━━━━━ SUPPLIED RECORDS ━━━━━
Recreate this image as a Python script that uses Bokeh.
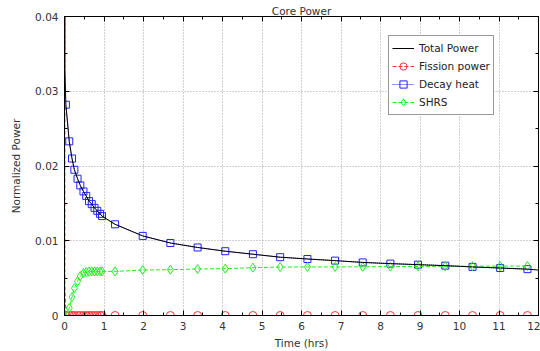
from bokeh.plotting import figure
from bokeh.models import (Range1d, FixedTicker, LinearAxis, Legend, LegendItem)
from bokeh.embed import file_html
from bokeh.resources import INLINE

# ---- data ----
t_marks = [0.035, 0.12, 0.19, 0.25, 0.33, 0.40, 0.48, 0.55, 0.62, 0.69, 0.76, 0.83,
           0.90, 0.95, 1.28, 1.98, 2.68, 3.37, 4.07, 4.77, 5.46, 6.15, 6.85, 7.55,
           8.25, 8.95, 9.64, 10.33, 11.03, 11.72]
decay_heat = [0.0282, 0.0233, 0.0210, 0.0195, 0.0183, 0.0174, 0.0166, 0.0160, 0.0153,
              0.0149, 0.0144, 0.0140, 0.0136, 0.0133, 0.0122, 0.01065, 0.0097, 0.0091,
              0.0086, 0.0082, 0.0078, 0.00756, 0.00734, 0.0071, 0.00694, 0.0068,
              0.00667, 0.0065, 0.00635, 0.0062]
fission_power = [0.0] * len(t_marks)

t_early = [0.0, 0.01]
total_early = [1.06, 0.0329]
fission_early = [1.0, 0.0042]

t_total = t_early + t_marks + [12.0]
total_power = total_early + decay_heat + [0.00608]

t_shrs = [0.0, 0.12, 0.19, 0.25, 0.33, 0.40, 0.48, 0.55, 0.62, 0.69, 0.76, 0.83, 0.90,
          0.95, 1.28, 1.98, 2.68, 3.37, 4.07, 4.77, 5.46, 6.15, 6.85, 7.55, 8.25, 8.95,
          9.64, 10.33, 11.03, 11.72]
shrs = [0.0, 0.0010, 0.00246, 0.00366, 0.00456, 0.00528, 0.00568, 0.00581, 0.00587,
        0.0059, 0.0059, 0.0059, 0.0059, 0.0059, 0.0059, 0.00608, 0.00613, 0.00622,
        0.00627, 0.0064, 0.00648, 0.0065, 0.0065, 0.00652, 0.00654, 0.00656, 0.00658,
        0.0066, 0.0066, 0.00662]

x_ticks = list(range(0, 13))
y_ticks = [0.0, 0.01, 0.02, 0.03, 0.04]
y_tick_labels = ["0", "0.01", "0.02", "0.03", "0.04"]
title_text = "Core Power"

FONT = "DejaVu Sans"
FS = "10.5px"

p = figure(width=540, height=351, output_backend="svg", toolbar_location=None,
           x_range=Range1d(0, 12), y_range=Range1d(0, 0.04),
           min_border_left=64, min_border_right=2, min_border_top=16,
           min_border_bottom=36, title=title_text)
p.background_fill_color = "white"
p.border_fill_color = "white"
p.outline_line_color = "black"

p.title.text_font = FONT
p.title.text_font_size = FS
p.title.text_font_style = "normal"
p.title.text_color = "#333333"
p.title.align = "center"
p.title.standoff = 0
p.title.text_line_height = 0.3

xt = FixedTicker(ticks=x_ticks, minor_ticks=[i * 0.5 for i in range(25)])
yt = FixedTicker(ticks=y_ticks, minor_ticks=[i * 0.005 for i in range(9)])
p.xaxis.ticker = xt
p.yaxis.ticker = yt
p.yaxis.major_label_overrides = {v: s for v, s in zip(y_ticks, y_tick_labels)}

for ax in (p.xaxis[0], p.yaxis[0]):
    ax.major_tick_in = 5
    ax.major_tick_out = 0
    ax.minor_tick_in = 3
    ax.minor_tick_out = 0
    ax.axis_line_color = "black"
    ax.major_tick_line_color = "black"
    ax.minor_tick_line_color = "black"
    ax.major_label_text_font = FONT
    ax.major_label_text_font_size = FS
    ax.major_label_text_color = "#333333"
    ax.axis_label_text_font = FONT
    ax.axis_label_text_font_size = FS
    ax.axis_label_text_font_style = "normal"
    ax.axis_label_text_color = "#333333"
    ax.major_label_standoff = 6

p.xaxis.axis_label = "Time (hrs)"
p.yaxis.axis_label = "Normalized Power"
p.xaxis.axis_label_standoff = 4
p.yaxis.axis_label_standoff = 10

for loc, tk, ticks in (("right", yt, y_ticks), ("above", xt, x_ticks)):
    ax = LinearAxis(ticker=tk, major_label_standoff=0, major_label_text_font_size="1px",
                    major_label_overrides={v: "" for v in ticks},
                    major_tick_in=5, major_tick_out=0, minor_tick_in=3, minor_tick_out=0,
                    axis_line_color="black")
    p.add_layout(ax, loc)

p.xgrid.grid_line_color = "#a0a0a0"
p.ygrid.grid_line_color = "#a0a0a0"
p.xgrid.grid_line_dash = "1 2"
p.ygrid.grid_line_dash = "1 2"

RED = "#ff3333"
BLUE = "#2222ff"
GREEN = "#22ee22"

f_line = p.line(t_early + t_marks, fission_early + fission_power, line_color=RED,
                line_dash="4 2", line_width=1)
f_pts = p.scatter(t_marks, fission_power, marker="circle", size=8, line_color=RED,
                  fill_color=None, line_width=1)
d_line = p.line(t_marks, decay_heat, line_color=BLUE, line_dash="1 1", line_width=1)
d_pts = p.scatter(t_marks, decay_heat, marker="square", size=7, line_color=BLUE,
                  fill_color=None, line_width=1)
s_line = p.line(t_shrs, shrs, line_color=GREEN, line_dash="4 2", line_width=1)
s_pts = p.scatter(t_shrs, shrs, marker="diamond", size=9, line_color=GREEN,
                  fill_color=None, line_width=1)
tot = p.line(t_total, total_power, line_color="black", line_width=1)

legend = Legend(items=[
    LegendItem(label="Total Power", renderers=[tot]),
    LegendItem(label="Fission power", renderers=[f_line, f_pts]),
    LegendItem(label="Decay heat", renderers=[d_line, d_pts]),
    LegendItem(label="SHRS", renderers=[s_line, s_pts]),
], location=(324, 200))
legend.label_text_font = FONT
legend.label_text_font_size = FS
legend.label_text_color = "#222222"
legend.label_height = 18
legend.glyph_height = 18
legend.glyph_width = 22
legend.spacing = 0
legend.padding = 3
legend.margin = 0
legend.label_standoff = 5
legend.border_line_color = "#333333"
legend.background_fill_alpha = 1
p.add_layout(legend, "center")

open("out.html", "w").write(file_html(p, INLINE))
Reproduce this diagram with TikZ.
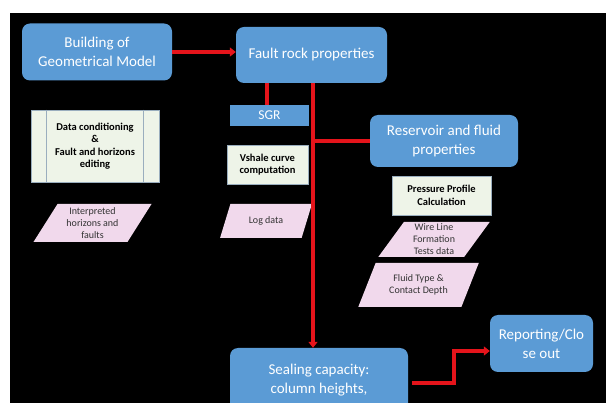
━━━━━
THE EXERCISE:
Images do not belong in the copy; reproduce all other parts of the records above verbatim.

ANSWER BELOW:
Recreate this image as a Python script that uses Bokeh.
from bokeh.plotting import figure
from bokeh.models import (Range1d, FixedTicker, LinearAxis, Legend, LegendItem)
from bokeh.embed import file_html
from bokeh.resources import INLINE

# ---- data ----
t_marks = [0.035, 0.12, 0.19, 0.25, 0.33, 0.40, 0.48, 0.55, 0.62, 0.69, 0.76, 0.83,
           0.90, 0.95, 1.28, 1.98, 2.68, 3.37, 4.07, 4.77, 5.46, 6.15, 6.85, 7.55,
           8.25, 8.95, 9.64, 10.33, 11.03, 11.72]
decay_heat = [0.0282, 0.0233, 0.0210, 0.0195, 0.0183, 0.0174, 0.0166, 0.0160, 0.0153,
              0.0149, 0.0144, 0.0140, 0.0136, 0.0133, 0.0122, 0.01065, 0.0097, 0.0091,
              0.0086, 0.0082, 0.0078, 0.00756, 0.00734, 0.0071, 0.00694, 0.0068,
              0.00667, 0.0065, 0.00635, 0.0062]
fission_power = [0.0] * len(t_marks)

t_early = [0.0, 0.01]
total_early = [1.06, 0.0329]
fission_early = [1.0, 0.0042]

t_total = t_early + t_marks + [12.0]
total_power = total_early + decay_heat + [0.00608]

t_shrs = [0.0, 0.12, 0.19, 0.25, 0.33, 0.40, 0.48, 0.55, 0.62, 0.69, 0.76, 0.83, 0.90,
          0.95, 1.28, 1.98, 2.68, 3.37, 4.07, 4.77, 5.46, 6.15, 6.85, 7.55, 8.25, 8.95,
          9.64, 10.33, 11.03, 11.72]
shrs = [0.0, 0.0010, 0.00246, 0.00366, 0.00456, 0.00528, 0.00568, 0.00581, 0.00587,
        0.0059, 0.0059, 0.0059, 0.0059, 0.0059, 0.0059, 0.00608, 0.00613, 0.00622,
        0.00627, 0.0064, 0.00648, 0.0065, 0.0065, 0.00652, 0.00654, 0.00656, 0.00658,
        0.0066, 0.0066, 0.00662]

x_ticks = list(range(0, 13))
y_ticks = [0.0, 0.01, 0.02, 0.03, 0.04]
y_tick_labels = ["0", "0.01", "0.02", "0.03", "0.04"]
title_text = "Core Power"

FONT = "DejaVu Sans"
FS = "10.5px"

p = figure(width=540, height=351, output_backend="svg", toolbar_location=None,
           x_range=Range1d(0, 12), y_range=Range1d(0, 0.04),
           min_border_left=64, min_border_right=2, min_border_top=16,
           min_border_bottom=36, title=title_text)
p.background_fill_color = "white"
p.border_fill_color = "white"
p.outline_line_color = "black"

p.title.text_font = FONT
p.title.text_font_size = FS
p.title.text_font_style = "normal"
p.title.text_color = "#333333"
p.title.align = "center"
p.title.standoff = 0
p.title.text_line_height = 0.3

xt = FixedTicker(ticks=x_ticks, minor_ticks=[i * 0.5 for i in range(25)])
yt = FixedTicker(ticks=y_ticks, minor_ticks=[i * 0.005 for i in range(9)])
p.xaxis.ticker = xt
p.yaxis.ticker = yt
p.yaxis.major_label_overrides = {v: s for v, s in zip(y_ticks, y_tick_labels)}

for ax in (p.xaxis[0], p.yaxis[0]):
    ax.major_tick_in = 5
    ax.major_tick_out = 0
    ax.minor_tick_in = 3
    ax.minor_tick_out = 0
    ax.axis_line_color = "black"
    ax.major_tick_line_color = "black"
    ax.minor_tick_line_color = "black"
    ax.major_label_text_font = FONT
    ax.major_label_text_font_size = FS
    ax.major_label_text_color = "#333333"
    ax.axis_label_text_font = FONT
    ax.axis_label_text_font_size = FS
    ax.axis_label_text_font_style = "normal"
    ax.axis_label_text_color = "#333333"
    ax.major_label_standoff = 6

p.xaxis.axis_label = "Time (hrs)"
p.yaxis.axis_label = "Normalized Power"
p.xaxis.axis_label_standoff = 4
p.yaxis.axis_label_standoff = 10

for loc, tk, ticks in (("right", yt, y_ticks), ("above", xt, x_ticks)):
    ax = LinearAxis(ticker=tk, major_label_standoff=0, major_label_text_font_size="1px",
                    major_label_overrides={v: "" for v in ticks},
                    major_tick_in=5, major_tick_out=0, minor_tick_in=3, minor_tick_out=0,
                    axis_line_color="black")
    p.add_layout(ax, loc)

p.xgrid.grid_line_color = "#a0a0a0"
p.ygrid.grid_line_color = "#a0a0a0"
p.xgrid.grid_line_dash = "1 2"
p.ygrid.grid_line_dash = "1 2"

RED = "#ff3333"
BLUE = "#2222ff"
GREEN = "#22ee22"

f_line = p.line(t_early + t_marks, fission_early + fission_power, line_color=RED,
                line_dash="4 2", line_width=1)
f_pts = p.scatter(t_marks, fission_power, marker="circle", size=8, line_color=RED,
                  fill_color=None, line_width=1)
d_line = p.line(t_marks, decay_heat, line_color=BLUE, line_dash="1 1", line_width=1)
d_pts = p.scatter(t_marks, decay_heat, marker="square", size=7, line_color=BLUE,
                  fill_color=None, line_width=1)
s_line = p.line(t_shrs, shrs, line_color=GREEN, line_dash="4 2", line_width=1)
s_pts = p.scatter(t_shrs, shrs, marker="diamond", size=9, line_color=GREEN,
                  fill_color=None, line_width=1)
tot = p.line(t_total, total_power, line_color="black", line_width=1)

legend = Legend(items=[
    LegendItem(label="Total Power", renderers=[tot]),
    LegendItem(label="Fission power", renderers=[f_line, f_pts]),
    LegendItem(label="Decay heat", renderers=[d_line, d_pts]),
    LegendItem(label="SHRS", renderers=[s_line, s_pts]),
], location=(324, 200))
legend.label_text_font = FONT
legend.label_text_font_size = FS
legend.label_text_color = "#222222"
legend.label_height = 18
legend.glyph_height = 18
legend.glyph_width = 22
legend.spacing = 0
legend.padding = 3
legend.margin = 0
legend.label_standoff = 5
legend.border_line_color = "#333333"
legend.background_fill_alpha = 1
p.add_layout(legend, "center")

open("out.html", "w").write(file_html(p, INLINE))
Reproduce this diagram with TikZ.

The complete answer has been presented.